— Brief —
Begin at the first line of the data and copy each line through the one containing "const markerTitle = 'Marker:';", that line included, with no pictures.

Start of Source material

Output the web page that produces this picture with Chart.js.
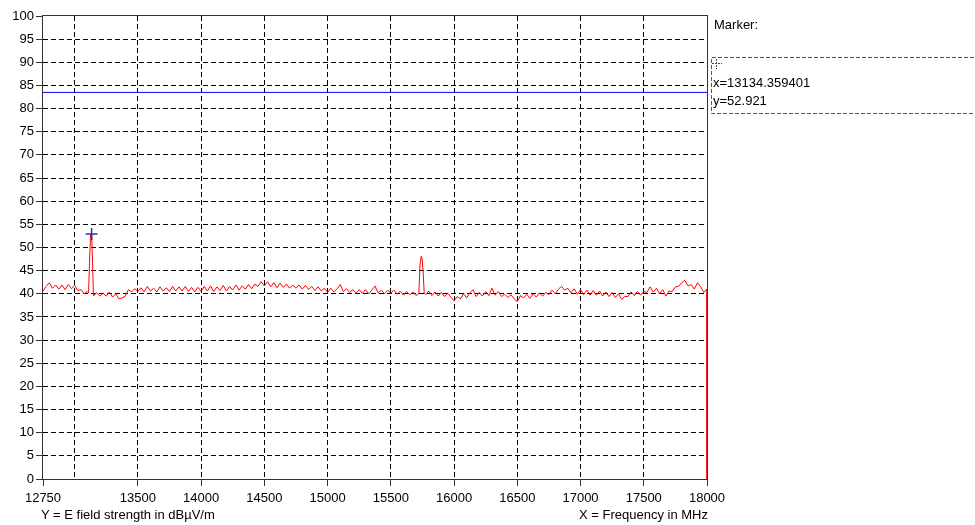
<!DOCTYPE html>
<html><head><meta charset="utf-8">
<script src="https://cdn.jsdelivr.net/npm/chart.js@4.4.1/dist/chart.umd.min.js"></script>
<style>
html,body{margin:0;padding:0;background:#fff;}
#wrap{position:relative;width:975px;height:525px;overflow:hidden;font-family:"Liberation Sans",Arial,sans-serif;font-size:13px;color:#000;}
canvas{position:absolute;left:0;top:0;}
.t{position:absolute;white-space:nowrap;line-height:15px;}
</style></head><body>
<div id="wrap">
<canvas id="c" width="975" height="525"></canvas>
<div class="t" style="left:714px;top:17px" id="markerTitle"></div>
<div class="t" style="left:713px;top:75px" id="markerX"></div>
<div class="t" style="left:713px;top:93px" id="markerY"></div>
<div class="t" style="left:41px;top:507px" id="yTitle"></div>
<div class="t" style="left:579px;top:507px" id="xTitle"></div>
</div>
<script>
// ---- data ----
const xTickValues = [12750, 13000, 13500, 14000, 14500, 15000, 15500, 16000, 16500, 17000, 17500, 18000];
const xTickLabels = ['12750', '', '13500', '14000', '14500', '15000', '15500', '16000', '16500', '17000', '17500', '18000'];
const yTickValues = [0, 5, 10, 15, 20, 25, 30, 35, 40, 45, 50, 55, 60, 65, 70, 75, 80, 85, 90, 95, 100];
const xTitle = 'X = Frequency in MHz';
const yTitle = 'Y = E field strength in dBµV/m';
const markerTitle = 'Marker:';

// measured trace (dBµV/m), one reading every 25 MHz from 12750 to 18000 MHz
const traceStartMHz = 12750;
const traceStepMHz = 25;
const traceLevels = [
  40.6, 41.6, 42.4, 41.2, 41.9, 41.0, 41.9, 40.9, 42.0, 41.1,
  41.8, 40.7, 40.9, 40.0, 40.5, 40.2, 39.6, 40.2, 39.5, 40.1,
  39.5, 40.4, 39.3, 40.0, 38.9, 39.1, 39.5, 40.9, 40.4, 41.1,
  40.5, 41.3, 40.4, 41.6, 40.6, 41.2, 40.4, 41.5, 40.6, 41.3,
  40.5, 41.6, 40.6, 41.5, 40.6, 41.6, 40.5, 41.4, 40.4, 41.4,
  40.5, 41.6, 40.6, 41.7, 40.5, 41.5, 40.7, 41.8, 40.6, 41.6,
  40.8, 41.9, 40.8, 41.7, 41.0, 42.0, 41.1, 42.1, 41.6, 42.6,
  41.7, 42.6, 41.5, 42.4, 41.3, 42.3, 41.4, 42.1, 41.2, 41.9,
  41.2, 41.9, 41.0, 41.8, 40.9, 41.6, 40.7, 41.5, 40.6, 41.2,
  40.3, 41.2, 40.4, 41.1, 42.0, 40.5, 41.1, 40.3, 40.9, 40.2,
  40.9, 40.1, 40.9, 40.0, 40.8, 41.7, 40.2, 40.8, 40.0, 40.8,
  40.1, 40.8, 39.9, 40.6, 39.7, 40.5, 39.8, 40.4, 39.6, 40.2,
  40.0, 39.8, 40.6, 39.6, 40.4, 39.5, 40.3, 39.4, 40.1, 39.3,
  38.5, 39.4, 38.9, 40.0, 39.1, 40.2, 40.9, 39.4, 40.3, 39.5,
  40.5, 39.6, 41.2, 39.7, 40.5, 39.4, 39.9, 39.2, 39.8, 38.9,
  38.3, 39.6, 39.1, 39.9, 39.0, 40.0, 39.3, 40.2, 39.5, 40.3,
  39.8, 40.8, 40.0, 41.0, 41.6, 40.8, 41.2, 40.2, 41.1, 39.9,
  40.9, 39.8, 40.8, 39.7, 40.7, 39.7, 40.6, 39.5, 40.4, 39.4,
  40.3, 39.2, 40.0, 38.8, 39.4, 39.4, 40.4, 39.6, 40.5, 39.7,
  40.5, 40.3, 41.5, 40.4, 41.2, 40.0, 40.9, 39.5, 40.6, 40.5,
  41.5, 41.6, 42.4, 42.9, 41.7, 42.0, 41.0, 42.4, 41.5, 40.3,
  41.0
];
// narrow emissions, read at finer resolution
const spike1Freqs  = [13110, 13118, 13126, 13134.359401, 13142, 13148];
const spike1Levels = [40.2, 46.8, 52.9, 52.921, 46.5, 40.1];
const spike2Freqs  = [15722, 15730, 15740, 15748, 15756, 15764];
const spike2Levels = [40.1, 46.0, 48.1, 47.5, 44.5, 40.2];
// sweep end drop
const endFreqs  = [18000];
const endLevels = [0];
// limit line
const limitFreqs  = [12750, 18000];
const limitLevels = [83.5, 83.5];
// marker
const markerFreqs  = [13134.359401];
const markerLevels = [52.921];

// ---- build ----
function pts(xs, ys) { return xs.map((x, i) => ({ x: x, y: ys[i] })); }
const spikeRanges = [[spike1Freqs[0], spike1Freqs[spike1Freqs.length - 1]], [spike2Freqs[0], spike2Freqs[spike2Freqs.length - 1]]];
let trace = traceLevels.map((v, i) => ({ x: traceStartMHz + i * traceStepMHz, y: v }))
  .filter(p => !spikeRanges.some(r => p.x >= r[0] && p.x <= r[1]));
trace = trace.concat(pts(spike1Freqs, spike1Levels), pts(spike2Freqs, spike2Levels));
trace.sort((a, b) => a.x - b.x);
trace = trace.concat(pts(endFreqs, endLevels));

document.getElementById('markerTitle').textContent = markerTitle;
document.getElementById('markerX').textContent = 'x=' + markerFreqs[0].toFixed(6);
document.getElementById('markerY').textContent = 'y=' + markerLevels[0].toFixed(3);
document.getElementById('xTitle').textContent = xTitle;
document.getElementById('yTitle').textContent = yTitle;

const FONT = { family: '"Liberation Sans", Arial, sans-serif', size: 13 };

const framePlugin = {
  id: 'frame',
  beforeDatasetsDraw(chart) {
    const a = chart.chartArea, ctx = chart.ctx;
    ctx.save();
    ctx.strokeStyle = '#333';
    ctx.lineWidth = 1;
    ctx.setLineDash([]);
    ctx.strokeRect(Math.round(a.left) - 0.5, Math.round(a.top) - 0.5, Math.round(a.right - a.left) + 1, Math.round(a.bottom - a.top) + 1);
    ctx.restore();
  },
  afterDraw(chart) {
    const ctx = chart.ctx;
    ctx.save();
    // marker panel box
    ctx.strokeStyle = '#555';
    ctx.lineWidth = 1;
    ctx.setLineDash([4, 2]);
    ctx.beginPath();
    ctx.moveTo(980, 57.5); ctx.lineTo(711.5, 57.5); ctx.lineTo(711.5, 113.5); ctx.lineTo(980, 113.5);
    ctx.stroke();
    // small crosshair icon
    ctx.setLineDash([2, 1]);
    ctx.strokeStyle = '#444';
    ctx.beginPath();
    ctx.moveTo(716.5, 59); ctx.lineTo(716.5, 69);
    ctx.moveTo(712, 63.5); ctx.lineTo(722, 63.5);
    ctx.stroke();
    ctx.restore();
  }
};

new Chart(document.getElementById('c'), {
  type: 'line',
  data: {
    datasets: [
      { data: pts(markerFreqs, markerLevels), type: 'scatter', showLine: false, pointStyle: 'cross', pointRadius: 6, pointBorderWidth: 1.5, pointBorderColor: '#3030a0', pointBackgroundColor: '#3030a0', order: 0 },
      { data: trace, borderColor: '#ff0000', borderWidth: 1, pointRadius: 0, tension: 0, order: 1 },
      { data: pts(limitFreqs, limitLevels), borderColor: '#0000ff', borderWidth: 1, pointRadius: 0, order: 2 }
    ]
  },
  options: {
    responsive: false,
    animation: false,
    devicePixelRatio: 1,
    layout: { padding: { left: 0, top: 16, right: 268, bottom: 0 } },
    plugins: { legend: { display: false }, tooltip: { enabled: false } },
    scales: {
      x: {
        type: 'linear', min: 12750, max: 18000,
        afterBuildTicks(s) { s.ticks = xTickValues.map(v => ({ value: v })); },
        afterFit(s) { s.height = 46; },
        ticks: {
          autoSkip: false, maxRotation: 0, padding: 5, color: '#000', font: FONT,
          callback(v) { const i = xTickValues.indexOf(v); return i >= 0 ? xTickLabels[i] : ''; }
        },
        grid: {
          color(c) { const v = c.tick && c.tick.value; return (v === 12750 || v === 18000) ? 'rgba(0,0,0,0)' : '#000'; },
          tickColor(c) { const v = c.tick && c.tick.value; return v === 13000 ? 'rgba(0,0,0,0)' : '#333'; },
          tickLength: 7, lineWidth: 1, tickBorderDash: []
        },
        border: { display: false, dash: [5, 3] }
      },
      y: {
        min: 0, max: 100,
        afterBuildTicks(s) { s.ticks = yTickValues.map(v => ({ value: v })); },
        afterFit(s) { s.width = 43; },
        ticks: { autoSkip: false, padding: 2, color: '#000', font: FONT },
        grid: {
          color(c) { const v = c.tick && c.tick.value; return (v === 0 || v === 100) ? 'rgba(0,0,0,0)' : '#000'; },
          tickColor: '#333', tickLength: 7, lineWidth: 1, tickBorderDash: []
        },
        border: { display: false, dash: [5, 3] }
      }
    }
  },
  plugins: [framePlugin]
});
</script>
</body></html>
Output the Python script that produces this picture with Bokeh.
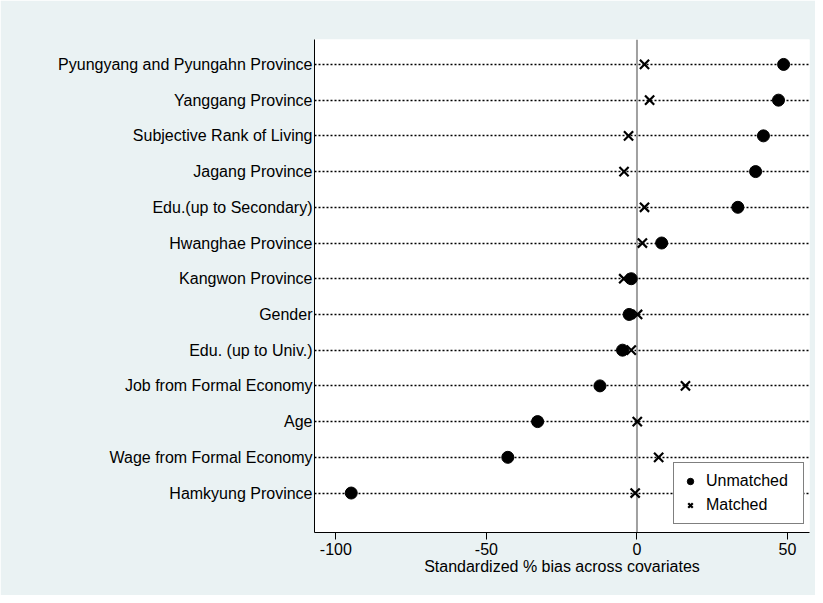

End of Source material

— Full solution —
Output the web page that produces this picture with Chart.js.
<!DOCTYPE html>
<html><head><meta charset="utf-8">
<script src="https://cdn.jsdelivr.net/npm/chart.js@4.4.1/dist/chart.umd.min.js"></script>
<style>
html,body{margin:0;padding:0;background:#fff;}
#wrap{position:relative;width:975px;height:525px;overflow:hidden;font-family:"Liberation Sans",Arial,sans-serif;font-size:13px;color:#000;}
canvas{position:absolute;left:0;top:0;}
.t{position:absolute;white-space:nowrap;line-height:15px;}
</style></head><body>
<div id="wrap">
<canvas id="c" width="975" height="525"></canvas>
<div class="t" style="left:714px;top:17px" id="markerTitle"></div>
<div class="t" style="left:713px;top:75px" id="markerX"></div>
<div class="t" style="left:713px;top:93px" id="markerY"></div>
<div class="t" style="left:41px;top:507px" id="yTitle"></div>
<div class="t" style="left:579px;top:507px" id="xTitle"></div>
</div>
<script>
// ---- data ----
const xTickValues = [12750, 13000, 13500, 14000, 14500, 15000, 15500, 16000, 16500, 17000, 17500, 18000];
const xTickLabels = ['12750', '', '13500', '14000', '14500', '15000', '15500', '16000', '16500', '17000', '17500', '18000'];
const yTickValues = [0, 5, 10, 15, 20, 25, 30, 35, 40, 45, 50, 55, 60, 65, 70, 75, 80, 85, 90, 95, 100];
const xTitle = 'X = Frequency in MHz';
const yTitle = 'Y = E field strength in dBµV/m';
const markerTitle = 'Marker:';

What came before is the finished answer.